[OpenAFS-devel] Sysid probmens when upgrading FreeBSD server to 1.3.80

Harald Barth haba@pdc.kth.se
Sat, 26 Mar 2005 01:35:41 +0100 (MET)


Our (Stacken) server was not of newest vintage and looped over and
over sending the same probe rx packet to one client in the world which
probably didn't deserve it.

$ /usr/arla/bin/rxdebug kvikklunsj -version
Trying 130.237.234.46 (port 7000):
AFS version:  OpenAFS devel built  2003-04-10 

So I decided to upgrade. Download 1.3.80, 

# ./configure  --prefix=/usr/afs --enable-full-vos-listvol-switch --enable-largefile-fileserver --enable-debug --enable-bitmap-later --enable-fast-restart --disable-kernel-module --with-afs-sysname=i386_fbsd_47

and make install and here we go. I thought. In spite not changing
anything, the server was very unhappy with the UUID, but the error
message is totally worthless: 

>> The ethernet address exist on a different server; repair it

Nope, "ethernet" is wrong. Maybe "IP" or "network".
And could we please see the offending evidence?

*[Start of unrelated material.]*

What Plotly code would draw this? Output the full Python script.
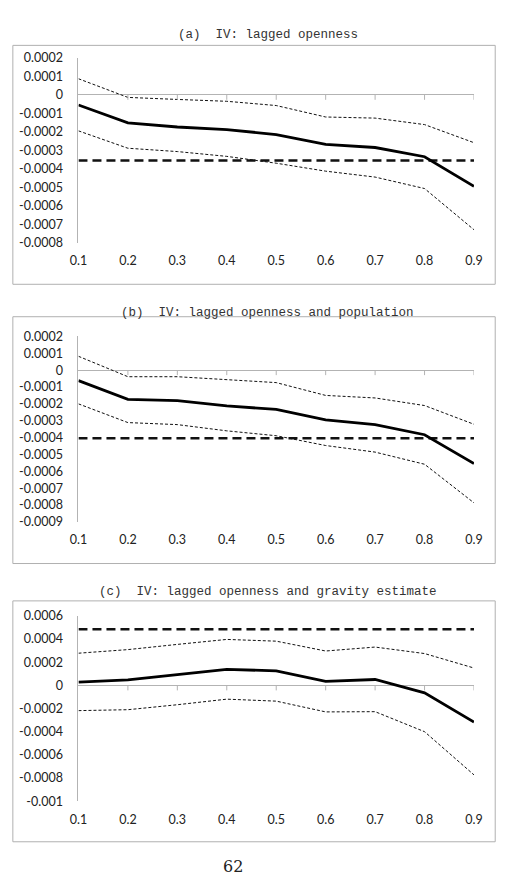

>>  VL_RegisterAddrs rpc failed; See VLLog for details

Nope, nothing in any VLLog on any vlserver.

The not so funny thing was the salvage-loop:

 +->   fs crashes with message above
 |     need salvage
 |     run salvage for long time
 +--   bos tries to restart fs

The first step in the right direction is the patch below
which hopefully prints out some useful message. Another
good thing would be to detect the looping. The final
thing would be to find out why suddenly the sysid is
was not accepted any more. Unfortunately, I discovered
the check_sysid program today, not yesterday when I was
debugging the looping server. With some more hacking,
the check_sysid program could actually check with the
vlserver, too.

$ /usr/arla/bin/rxdebug kvikklunsj -version
Trying 130.237.234.46 (port 7000):
AFS version:  OpenAFS 1.3.80 built  2005-03-24 

As you can see, I managed to start the fileserver anyway.
So what did I do? First I unmounted /vicep* to get
shorter looptime to be able to debug. The I made
a NetInfo file containing the one and only IP addr
that is on the servers interface. And lo and behold,
it got happy with the UUID-IP combination and started.
Then a quick shutdown, mount /vicep*, restart got
me going again. So what is the difference between
with and without NetInfo file?

With NetInfo file, FS_Host_Addrs is filled in by:

 code = parseNetFiles(FS_HostAddrs, NULL, NULL,
				       ADDRSPERSITE, reason,
				       AFSDIR_SERVER_NETINFO_FILEPATH,
				       AFSDIR_SERVER_NETRESTRICT_FILEPATH);

Without it is filled in by:

 FS_HostAddr_cnt = rx_getAllAddr(FS_HostAddrs, ADDRSPERSITE);

The strange thing is that I have been running rx_getAllAddr()
standalone and it seems to do the "right thing": buffer[0] is
0x2eeaed82 and FS_HostAddr_cnt = 1. As much as I'd like to go
deeper with this, I will not run a lot of experients on Stacken's
main AFS servers. I might get another chance when I upgrade
the other one.

So for the record: Created a NetInfo file and got lucky. Don't
know exactly what made the difference. This is on FreeBSD 4.8.

Harald.

--- src/viced/viced.c.~1.59.~   2004-09-08 23:35:54.000000000 +0200
+++ src/viced/viced.c   2005-03-26 00:26:01.000000000 +0100
@@ -1462,10 +1462,22 @@
     code = ubik_Call(VL_RegisterAddrs, cstruct, 0, &FS_HostUUID, 0, &addrs);
     if (code) {
        if (code == VL_MULTIPADDR) {
+           char uuid[1024];
+           int n;
+
+           afsUUID_to_string(FS_HostUUID, uuid, sizeof(uuid));
            ViceLog(0,
-                   ("VL_RegisterAddrs rpc failed; The ethernet address exist on a different server; repair it\n"));
+                   ("VL_RegisterAddrs rpc failed: The IP address(es) conflicted with the registered UUID\n"));
            ViceLog(0,
-                   ("VL_RegisterAddrs rpc failed; See VLLog for details\n"));
+                   ("UUID: %s\n",uuid));
+           for (n = 0; n < FS_HostAddr_cnt; n++) {
+               Vicelog(0,
+                       ("IP %d: %d.%d.%d.%d\n", n+1, 
+                        (addr) & 0xff,
+                        (addr >> 8) & 0xff,
+                        (addr >> 16) & 0xff,
+                        (addr >> 24) & 0xff));
+           }
            return code;
        } else if (code == RXGEN_OPCODE) {
            ViceLog(0,